Last week in Ava's second grade class, they did a project where the kids had to make an acrostic with their names. She hadn't mentioned it and as I walking Eden to class, I saw them hung along the hallway. I looked for Ava's and found it:

A- adopting a brother from Ethiopia
V- vegetarian
A- awesome

I could have fallen to my knees. We have planned to adopt for so long, she's been hearing about it since she was 4. We began this process of adopting from Ethiopia in April of 2007, two months after her 4th birthday. This journey is in her like it's in us. So much that when she had to write a description of herself, it came up first, even before "awesome". I've wondered over the past almost-year since we were matched with Yonas, what the girls' internal experience of the process has been. Of course we talk about it a lot. We read books. They act out adoption and transracial families stories in their play.

I know what it means to wait for a child. But what does it mean to wait for a brother? What does it mean for the finish line to keep moving when you are 7, or 5, or 3?

I know the toll that it has had on me, all the ways I've been changed on this journey that has been so much harder and sweeter, so much more challenging and beautiful than I thought possible when we began. But I won't ever know all the ways it has changed my daughters.

I won't know who Ava would have been without this as part of her life's journey. I like to think that it has made her life richer and fuller. That it has lent a sweet expectancy to her middle childhood that it wouldn't have otherwise had. But I also know it has given them all a more distracted, irritable mother than they would have otherwise had.

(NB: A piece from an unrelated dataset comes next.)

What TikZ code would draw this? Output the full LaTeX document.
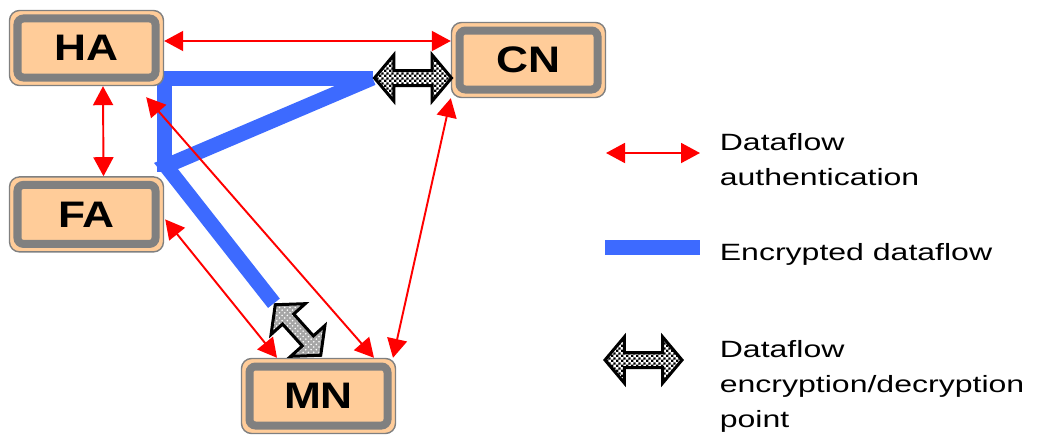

We are all in it together. Including Yonas, 8000 miles away, who has borne more than all of us put together. We are all in it together, and have been from the start, because that's how families are. We drag each other along our paths, chosen and not chosen. We stand beside each other, we fight together, we make our clumsy way on this crazy ride together and hope we're all holding hands tightly enough to still be standing at the end.

Ava can't realize now how choosing to label herself through the lens of this adoption felt like an act of solidarity to me. How it opened my heart to her, how I wanted to cry, "Yes! Yes! I'm A- adopting a son from Ethiopia, Ashley!!". She doesn't know she reached across the cosmic thread to me, not as a daughter to her mother, but from one human to another struggling one. She doesn't know she reached across to Yonas that day too. Neither does he. But they will someday. Because we're a family.

2 comments:

Unknown said...

misty... love!

Anonymous said...

beautiful ashley.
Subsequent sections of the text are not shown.